RECORDED INFORMATION –
□ □ □ □

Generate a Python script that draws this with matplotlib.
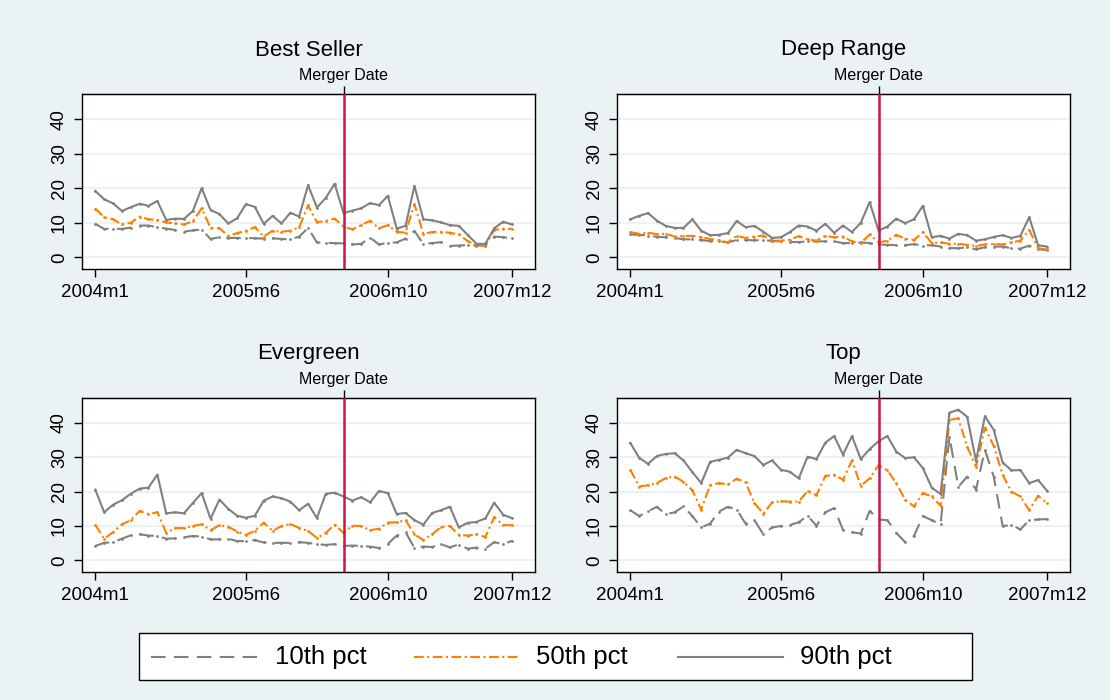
import matplotlib
matplotlib.use("Agg")
import matplotlib.pyplot as plt
from matplotlib.lines import Line2D
from matplotlib.patches import Rectangle
import numpy as np

plt.rcParams['font.family'] = ['Liberation Sans', 'DejaVu Sans']
plt.rcParams['lines.scale_dashes'] = False

# ---------------- data ----------------
months = [f"{y}m{m}" for y in range(2004, 2008) for m in range(1, 13)]
tick_labels = ["2004m1", "2005m6", "2006m10", "2007m12"]
merger_month = "2006m5"
panel_titles = ["Best Seller", "Deep Range", "Evergreen", "Top"]
series_labels = ["10th pct", "50th pct", "90th pct"]

best_p10 = [9.7, 8.2, 8.3, 8.2, 8.6, 9.2, 9.2, 8.7, 8.3, 7.9, 7.4, 7.8, 8.0, 5.3, 5.8, 5.6,
            5.6, 5.6, 5.5, 5.4, 5.5, 5.3, 5.2, 6.0, 8.5, 4.3, 4.2, 4.1, 4.0, 3.7, 3.9, 5.7,
            3.7, 4.2, 4.3, 5.4, 7.6, 3.9, 4.1, 4.4, 3.3, 3.4, 3.5, 3.4, 3.4, 6.0, 5.8, 5.5]
best_p50 = [14.1, 11.6, 11.0, 9.5, 10.0, 11.8, 11.0, 10.8, 10.1, 9.8, 9.5, 10.4, 14.2, 8.5, 8.4, 6.2,
            7.0, 7.7, 8.7, 6.0, 7.7, 7.4, 7.7, 8.7, 15.0, 10.2, 10.5, 11.2, 8.9, 8.1, 9.3, 10.6,
            8.4, 9.3, 7.4, 7.1, 15.4, 6.8, 7.3, 7.4, 7.1, 6.6, 4.7, 3.4, 3.4, 7.9, 8.3, 8.2]
best_p90 = [19.2, 16.8, 15.6, 13.4, 14.5, 15.5, 14.9, 16.3, 10.8, 11.2, 11.1, 13.4, 20.0, 13.7, 12.5, 9.8,
            11.3, 15.4, 14.6, 9.7, 12.0, 9.8, 12.9, 11.8, 20.9, 14.4, 17.2, 21.3, 12.8, 13.5, 14.2, 15.7,
            15.1, 17.8, 8.3, 9.1, 20.7, 11.0, 10.7, 10.1, 9.3, 9.1, 6.5, 3.9, 3.9, 8.4, 10.3, 9.5]

deep_p10 = [6.6, 6.5, 6.3, 5.9, 5.8, 5.6, 5.2, 5.2, 5.0, 4.7, 4.6, 4.3, 5.0, 5.0, 4.9, 5.0,
            4.7, 4.6, 4.4, 4.4, 4.6, 4.6, 4.6, 4.6, 4.1, 4.1, 4.3, 4.1, 3.7, 3.6, 3.5, 3.5,
            3.8, 3.4, 3.5, 3.1, 2.7, 2.6, 2.9, 2.3, 2.9, 3.1, 3.1, 2.6, 2.5, 3.4, 2.3, 2.1]
deep_p50 = [7.3, 6.8, 7.1, 6.7, 6.8, 6.0, 6.2, 6.2, 5.8, 5.3, 4.9, 4.3, 6.2, 5.6, 6.0, 6.3,
            4.8, 4.8, 5.1, 6.1, 5.2, 4.8, 6.2, 5.8, 6.0, 4.6, 4.1, 6.6, 4.3, 4.8, 6.5, 5.4,
            5.0, 7.3, 4.1, 4.3, 3.9, 3.9, 3.6, 3.3, 3.7, 3.9, 3.7, 4.3, 4.8, 7.9, 2.6, 2.3]
deep_p90 = [11.0, 12.0, 12.8, 10.6, 9.1, 8.5, 8.5, 11.0, 7.7, 6.4, 6.5, 7.0, 10.5, 8.7, 9.1, 7.4,
            5.6, 5.8, 7.3, 9.2, 8.9, 7.7, 9.7, 7.1, 9.2, 7.3, 10.0, 16.0, 7.7, 8.9, 11.2, 9.9,
            11.0, 14.9, 5.8, 6.2, 5.4, 6.8, 6.4, 4.8, 5.2, 5.9, 6.4, 5.6, 6.2, 11.6, 3.5, 3.1]

ever_p10 = [4.2, 5.1, 5.3, 6.3, 7.3, 7.6, 7.2, 7.1, 6.3, 6.4, 6.7, 7.1, 6.9, 6.1, 6.1, 6.3,
            5.6, 5.6, 5.9, 5.2, 5.1, 5.1, 5.1, 5.3, 5.1, 4.7, 4.5, 4.7, 4.2, 4.3, 4.2, 4.0,
            3.6, 4.8, 7.2, 8.2, 3.6, 4.0, 3.9, 4.7, 3.8, 4.6, 3.4, 3.7, 3.4, 5.3, 4.7, 5.7]
ever_p50 = [10.3, 6.3, 8.2, 10.5, 11.7, 14.4, 13.5, 14.0, 8.0, 9.4, 9.4, 10.0, 10.5, 8.8, 10.2, 9.8,
            8.4, 7.4, 8.6, 11.0, 8.6, 10.0, 10.6, 9.4, 8.6, 6.5, 8.0, 10.4, 8.0, 10.1, 10.0, 8.8,
            9.2, 11.0, 11.1, 11.7, 7.6, 5.9, 7.6, 9.7, 10.0, 7.4, 7.2, 7.6, 6.8, 12.6, 10.3, 10.2]
ever_p90 = [20.6, 14.0, 16.2, 17.5, 19.4, 20.9, 21.2, 25.0, 13.7, 14.0, 13.7, 16.7, 19.6, 12.1, 17.7, 15.0,
            13.0, 12.4, 13.0, 17.4, 18.6, 18.1, 17.1, 14.6, 16.5, 12.3, 19.4, 19.7, 18.6, 17.4, 18.4, 16.9,
            20.2, 19.6, 13.5, 13.8, 11.7, 10.4, 13.8, 14.6, 15.6, 9.6, 10.9, 11.2, 12.2, 16.8, 13.3, 12.3]

top_p10 = [14.6, 12.9, 14.3, 15.6, 13.4, 14.0, 15.7, 12.9, 9.6, 10.7, 14.2, 15.6, 14.8, 10.7, 11.7, 7.6,
           9.6, 10.0, 10.3, 11.1, 13.0, 10.1, 14.0, 15.2, 8.8, 8.2, 7.8, 14.4, 11.9, 11.7, 8.0, 5.3,
           7.1, 12.9, 11.7, 10.5, 36.0, 21.4, 24.4, 20.6, 32.2, 24.4, 10.0, 10.3, 9.0, 11.7, 11.9, 12.0]
top_p50 = [26.4, 21.5, 21.9, 22.5, 24.0, 24.4, 22.9, 20.4, 14.8, 21.9, 22.5, 22.1, 23.8, 22.7, 16.7, 13.6,
           16.9, 17.2, 17.1, 17.1, 20.2, 19.0, 24.6, 24.9, 23.5, 29.1, 21.7, 23.9, 27.7, 26.2, 22.5, 17.7,
           15.7, 19.6, 18.6, 15.9, 40.9, 41.4, 33.1, 27.3, 38.7, 33.3, 24.9, 20.0, 18.6, 14.6, 18.8, 16.7]
top_p90 = [34.2, 29.9, 28.1, 30.4, 31.0, 31.2, 29.1, 25.7, 22.5, 28.7, 29.3, 29.9, 32.2, 31.2, 30.4, 27.8,
           29.1, 26.4, 25.8, 23.9, 30.2, 29.5, 34.3, 36.2, 30.8, 36.2, 29.5, 32.4, 34.7, 36.2, 31.7, 29.8,
           30.0, 26.9, 21.2, 19.3, 43.0, 43.9, 41.8, 29.0, 42.0, 38.0, 28.5, 26.2, 26.3, 22.5, 23.4, 20.3]

panels = [
    (best_p10, best_p50, best_p90),
    (deep_p10, deep_p50, deep_p90),
    (ever_p10, ever_p50, ever_p90),
    (top_p10, top_p50, top_p90),
]

# ---------------- style ----------------
BG = "#EAF2F3"
GRID = "#EAF2F3"
GRAY = "#808080"
ORANGE = "#FF7F00"
RED = "#C8164A"
W, H = 1110, 700

styles = [
    dict(color=GRAY, lw=1.5, dashes=(10.5, 6)),
    dict(color=ORANGE, lw=1.5, dashes=(7, 2.5, 1.5, 2.5)),
    dict(color=GRAY, lw=1.5, linestyle="-"),
]

fig = plt.figure(figsize=(W / 100, H / 100), dpi=100, facecolor=BG)


def rect(l, t, r, b):
    return [l / W, 1 - b / H, (r - l) / W, (b - t) / H]


def fx(px):
    return px / W


def fy(py):
    return 1 - py / H


boxes = [(82, 94, 535, 269), (617, 94, 1070, 269), (82, 398, 535, 572), (617, 398, 1070, 572)]
title_y = [50, 50, 353, 353]

x = np.arange(len(months))
tick_pos = [months.index(t) for t in tick_labels]
merger_idx = months.index(merger_month)

for (l, t, r, b), ty, title, data in zip(boxes, title_y, panel_titles, panels):
    ax = fig.add_axes(rect(l, t, r, b), facecolor="white")
    for vals, st in zip(data, styles):
        ax.plot(x, vals, marker="o", markersize=2.0, markeredgewidth=0, **st)
    ax.axvline(merger_idx, color=RED, lw=1.8, zorder=3)
    ax.set_xlim(-1.5, 49.6)
    ax.set_ylim(-3.4, 47.3)
    ax.set_yticks([0, 10, 20, 30, 40])
    ax.set_yticklabels(["0", "10", "20", "30", "40"], rotation=90, va="center", fontsize=13.5)
    ax.set_xticks(tick_pos)
    ax.set_xticklabels(tick_labels, fontsize=13.5)
    ax.grid(axis="y", color=GRID, lw=1.5)
    ax.set_axisbelow(True)
    ax.tick_params(axis="both", direction="out", length=6, width=1, colors="black")
    ax.tick_params(axis="x", pad=5)
    ax.tick_params(axis="y", pad=4)
    for s in ax.spines.values():
        s.set_color("black")
        s.set_linewidth(1.0)
    top = ax.secondary_xaxis("top")
    top.set_xticks([merger_idx], labels=["Merger Date"])
    top.tick_params(direction="out", length=6, width=1, labelsize=11.5, pad=2)
    fig.text(fx((l + r) / 2), fy(ty), title, ha="center", va="center", fontsize=16)

# legend (drawn manually to match the reference layout)
fig.patches.append(Rectangle((fx(139), fy(680)), (972 - 139) / W, (680 - 633) / H,
                             transform=fig.transFigure, facecolor="white",
                             edgecolor="black", lw=1.0, zorder=0))
handle_x = [(151, 257), (414, 520), (678, 783)]
text_x = [275, 536, 800]
ly = 657
for (x0, x1), tx, st, lab in zip(handle_x, text_x, styles, series_labels):
    fig.add_artist(Line2D([fx(x0), fx(x1)], [fy(ly), fy(ly)], transform=fig.transFigure, **st))
    fig.text(fx(tx), fy(ly), lab, ha="left", va="center", fontsize=18.5)

fig.savefig("out.png", dpi=100, facecolor=BG)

□ □ □ □

SET PROBLEM – Collect, from the material above, every line containing the word "matplotlib".

REPLY TO THE EXERCISE –
Generate a Python script that draws this with matplotlib.
import matplotlib
matplotlib.use("Agg")
import matplotlib.pyplot as plt
from matplotlib.lines import Line2D
from matplotlib.patches import Rectangle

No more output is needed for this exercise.